A corporate-backed program will soon hire three full-time lawyers to assist major legal aid providers in Connecticut.
Lawyercorps, founded by United Technologies Corp. and General Electric, is taking applications starting this month. The group will place an attorney at Connecticut Legal Services, Greater Hartford Legal Aid, and New Haven Legal Assistance Association, adding capacity to assist an additional several hundred clients each year.
Those groups, which receive funding from the state and other sources to provide legal services to those with low or no income, handled 11,600 cases last year, Lawyercorps said.

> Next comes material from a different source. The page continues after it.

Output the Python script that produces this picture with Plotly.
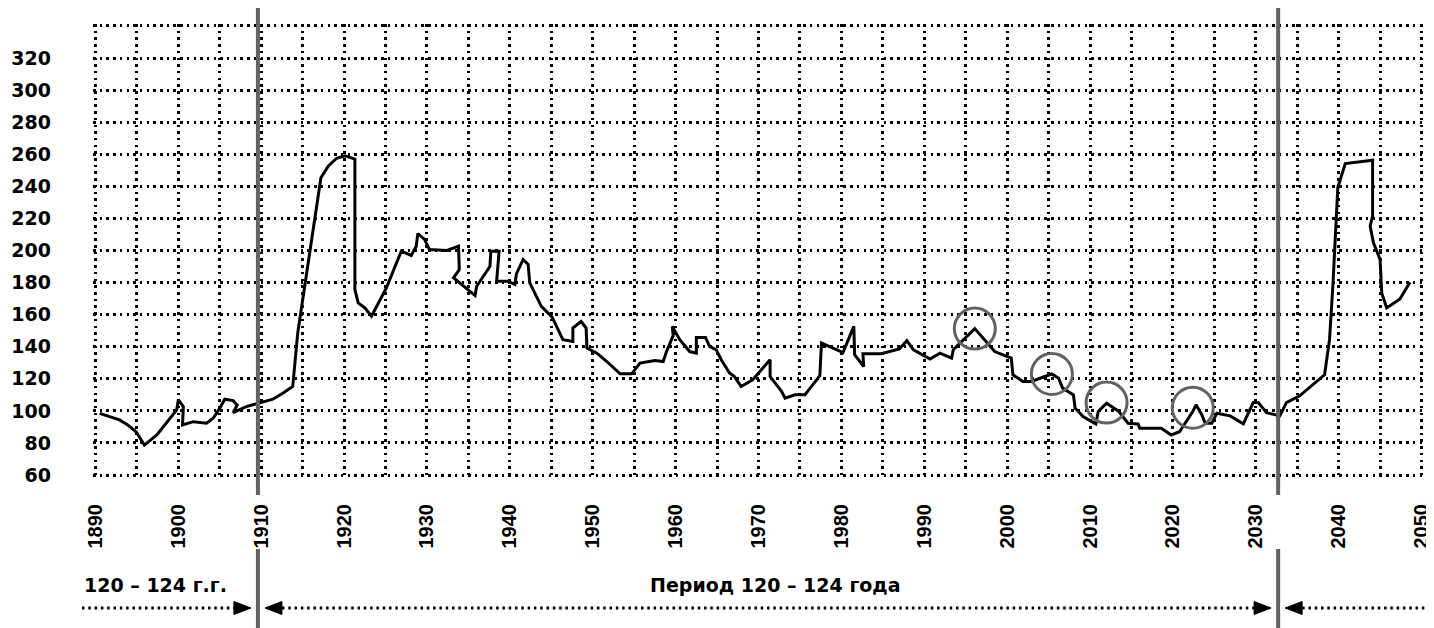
import plotly.graph_objects as go

# ---- data ----
years = [1890.5, 1892.9, 1893.9, 1894.9, 1895.9, 1897.4, 1899.8, 1900.0, 1900.6, 1900.5,
         1901.8, 1903.4, 1904.2, 1905.0, 1905.6, 1906.6, 1907.1, 1906.8, 1906.6, 1908.2,
         1909.8, 1911.4, 1912.6, 1913.8, 1914.4, 1917.2, 1918.1, 1919.1, 1920.1, 1921.3,
         1921.3, 1921.7, 1922.5, 1923.3, 1925.1, 1926.9, 1928.1, 1928.7, 1928.9, 1929.7,
         1930.3, 1932.4, 1933.8, 1933.9, 1933.2, 1935.0, 1935.8, 1936.0, 1937.6, 1937.7,
         1938.7, 1938.4, 1939.8, 1940.6, 1940.8, 1941.6, 1942.2, 1942.4, 1943.8, 1945.1,
         1946.4, 1947.6, 1947.6, 1948.6, 1949.2, 1949.3, 1950.5, 1951.7, 1953.3, 1954.7,
         1955.7, 1957.5, 1958.5, 1958.9, 1959.7, 1959.6, 1960.5, 1961.7, 1962.5, 1962.5,
         1963.6, 1964.1, 1964.9, 1965.5, 1966.5, 1967.1, 1967.9, 1969.3, 1971.4, 1971.4,
         1972.4, 1972.8, 1973.2, 1974.4, 1975.6, 1977.4, 1977.6, 1980.2, 1981.5, 1981.6,
         1982.7, 1982.6, 1984.8, 1987.0, 1987.9, 1988.7, 1990.7, 1991.9, 1993.3, 1993.5,
         1996.1, 1998.5, 2000.5, 2000.7, 2001.9, 2002.9, 2004.3, 2005.4, 2006.2, 2006.7,
         2008.0, 2008.2, 2009.2, 2010.7, 2011.0, 2012.0, 2013.4, 2014.6, 2015.8, 2016.0,
         2018.6, 2019.8, 2020.8, 2022.4, 2022.8, 2023.5, 2023.9, 2024.7, 2025.3, 2026.9,
         2028.5, 2029.7, 2030.3, 2031.3, 2032.9, 2033.7, 2035.3, 2038.3, 2038.9, 2039.3,
         2039.9, 2040.8, 2044.1, 2044.1, 2043.8, 2044.2, 2045.0, 2045.2, 2045.8, 2047.4,
         2048.6]
values = [98.5, 94.4, 91.2, 87.0, 78.7, 85.0, 100.6, 107.0, 102.7, 91.2,
          93.3, 92.3, 95.4, 101.7, 107.3, 106.4, 103.7, 100.6, 98.9, 102.7,
          105.2, 107.3, 111.0, 115.2, 148.5, 245.4, 252.7, 257.5, 259.0, 257.0,
          175.6, 167.3, 164.2, 159.0, 176.7, 199.6, 196.9, 202.7, 210.6, 206.9,
          200.6, 200.0, 202.7, 188.1, 183.0, 175.6, 171.9, 177.7, 190.2, 199.6,
          199.6, 180.8, 180.8, 178.8, 185.6, 194.4, 191.3, 179.8, 165.2, 158.5,
          144.4, 143.3, 151.7, 155.8, 151.7, 139.2, 136.0, 130.8, 123.1, 123.1,
          129.8, 131.4, 130.8, 137.0, 146.9, 152.7, 144.4, 137.0, 136.0, 145.8,
          145.8, 140.2, 138.1, 131.9, 123.6, 121.4, 115.2, 119.4, 131.9, 121.4,
          114.2, 112.0, 107.9, 110.0, 110.0, 121.9, 142.3, 136.4, 152.7, 135.0,
          127.7, 135.6, 135.6, 138.6, 143.8, 138.1, 132.3, 136.0, 132.9, 138.1,
          151.3, 137.0, 132.9, 122.5, 118.3, 118.3, 121.0, 123.0, 120.4, 114.2,
          110.0, 101.7, 96.4, 91.9, 99.6, 104.8, 100.0, 92.3, 91.9, 89.2,
          89.2, 85.0, 87.0, 99.6, 103.8, 97.5, 92.3, 92.3, 98.6, 96.9,
          91.9, 105.2, 105.2, 98.9, 96.9, 105.2, 109.4, 122.5, 144.4, 177.7,
          239.2, 254.2, 256.3, 221.4, 215.2, 204.8, 194.4, 173.6, 164.2, 169.8,
          180.2]

circle_years = [1996.1, 2005.4, 2012.0, 2022.4]
circle_values = [151.3, 123.0, 105.2, 102.0]

period_bounds = [1909.6, 2032.7]
x_ticks = list(range(1890, 2051, 5))
x_labels = [str(v) if v % 10 == 0 else "" for v in x_ticks]
y_ticks = list(range(60, 341, 20))
y_labels = [str(v) if v <= 320 else "" for v in y_ticks]
left_label = "120 – 124 г.г."
mid_label = "Период 120 – 124 года"

# ---- layout geometry (page has an 8px body margin) ----
OFF = 8
W, H = 1434 - OFF, 628 - OFF
ML, MR, MT, MB = 85, 10, 16, 151
XR = [1889.7, 2050.3]
YR = [58.8, 341.2]
plot_w = W - ML - MR
plot_h = H - MT - MB


def year_to_paper(yr):
    return (yr - XR[0]) / (XR[1] - XR[0])


def pagex_to_paper(px):
    return (px - OFF - ML) / plot_w


def pagey_to_paper(py):
    return (H - MB - (py - OFF)) / plot_h


fig = go.Figure()

fig.add_trace(go.Scatter(
    x=years, y=values, mode="lines",
    line=dict(color="black", width=3),
    hoverinfo="skip", showlegend=False))

fig.add_trace(go.Scatter(
    x=circle_years, y=circle_values, mode="markers",
    marker=dict(symbol="circle-open", size=41,
                line=dict(color="#626262", width=3), color="#626262"),
    hoverinfo="skip", showlegend=False))

shapes = []
# thick period boundary lines (upper part and lower part, interrupted by tick labels)
for xb in period_bounds:
    shapes.append(dict(type="line", xref="x", yref="paper", x0=xb, x1=xb,
                       y0=pagey_to_paper(495), y1=pagey_to_paper(8),
                       line=dict(color="#626262", width=4)))
    shapes.append(dict(type="line", xref="x", yref="paper", x0=xb, x1=xb,
                       y0=pagey_to_paper(640), y1=pagey_to_paper(549),
                       line=dict(color="#626262", width=4)))

# arrows row
ay = pagey_to_paper(608)
head_len = 17 / plot_w
gap = 7 / plot_w
half_h = 6.5 / plot_h
dot = dict(color="black", width=3, dash="2.5px,3.8px")


def head(tip, direction):
    base = tip - direction * head_len
    return dict(type="path", xref="paper", yref="paper",
                path=f"M {tip},{ay} L {base},{ay + half_h} L {base},{ay - half_h} Z",
                fillcolor="black", line=dict(color="black", width=1))


start_left = pagex_to_paper(82)
end_right = pagex_to_paper(1432)
p0, p1 = [year_to_paper(v) for v in period_bounds]
# left arrow ->|
shapes.append(dict(type="line", xref="paper", yref="paper", x0=start_left,
                   x1=p0 - gap - head_len, y0=ay, y1=ay, line=dot))
shapes.append(head(p0 - gap, 1))
# middle arrow |<- ... ->|
shapes.append(head(p0 + gap, -1))
shapes.append(dict(type="line", xref="paper", yref="paper", x0=p0 + gap + head_len,
                   x1=p1 - gap - head_len, y0=ay, y1=ay, line=dot))
shapes.append(head(p1 - gap, 1))
# right arrow |<- ...
shapes.append(head(p1 + gap, -1))
shapes.append(dict(type="line", xref="paper", yref="paper", x0=p1 + gap + head_len,
                   x1=end_right, y0=ay, y1=ay, line=dot))

label_font = dict(family="DejaVu Sans", size=19, color="black", weight="bold")
annotations = [
    dict(text=left_label, xref="paper", yref="paper", x=start_left, y=pagey_to_paper(585),
         xanchor="left", yanchor="middle", showarrow=False, font=label_font),
    dict(text=mid_label, xref="paper", yref="paper", x=pagex_to_paper(775), y=pagey_to_paper(585),
         xanchor="center", yanchor="middle", showarrow=False, font=label_font),
]

grid = dict(showgrid=True, gridcolor="black", gridwidth=2.5, griddash="2.5px,4.2px",
            zeroline=False, showline=False, ticks="", automargin=False)

fig.update_layout(
    width=W, height=H,
    margin=dict(l=ML, r=MR, t=MT, b=MB),
    paper_bgcolor="white", plot_bgcolor="white",
    xaxis=dict(range=XR, tickmode="array", tickvals=x_ticks, ticktext=x_labels,
               tickangle=-90, ticklabelstandoff=22,
               tickfont=dict(family="Liberation Sans", size=20, color="black", weight="bold"),
               **grid),
    yaxis=dict(range=YR, tickmode="array", tickvals=y_ticks, ticktext=y_labels,
               ticklabelstandoff=41,
               tickfont=dict(family="DejaVu Sans", size=19, color="black", weight="bold"),
               **grid),
    shapes=shapes,
    annotations=annotations,
    showlegend=False,
)

fig.write_html("out.html")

But that only represents about 20 percent of the need that exists for legal services, the group said.
“The increasing need for free legal services in civil matters far outstrips available funding streams and attorney resources,” Superior Court Judge William Bright said in a statement.
The three fellowships are funded by UTC, GE, and a grant from the American Bar Association Access to Justice Commission Project. Other donors include Xerox Foundation, the Barnes Group, PricewaterhouseCoopers, UIL Holdings Corp., The Kilman Advisory Group, Empire Search Partners, Sheffield Haworth, Kelly Managed Legal Services, the South Asian Bar Association of Connecticut, Ricoh USA, and IBM
Charlie Gill, senior vice president and general counsel at UTC said Lawyercorps will need more support.
“Our focus is to enlist new funding partners to invest in justice, because we all benefit when the court system works and when our fellow residents in the communities where we live and work can thrive simply by having basic human needs met,” Gill said.
The Hartford Foundation for Public Giving is administering the donated funds.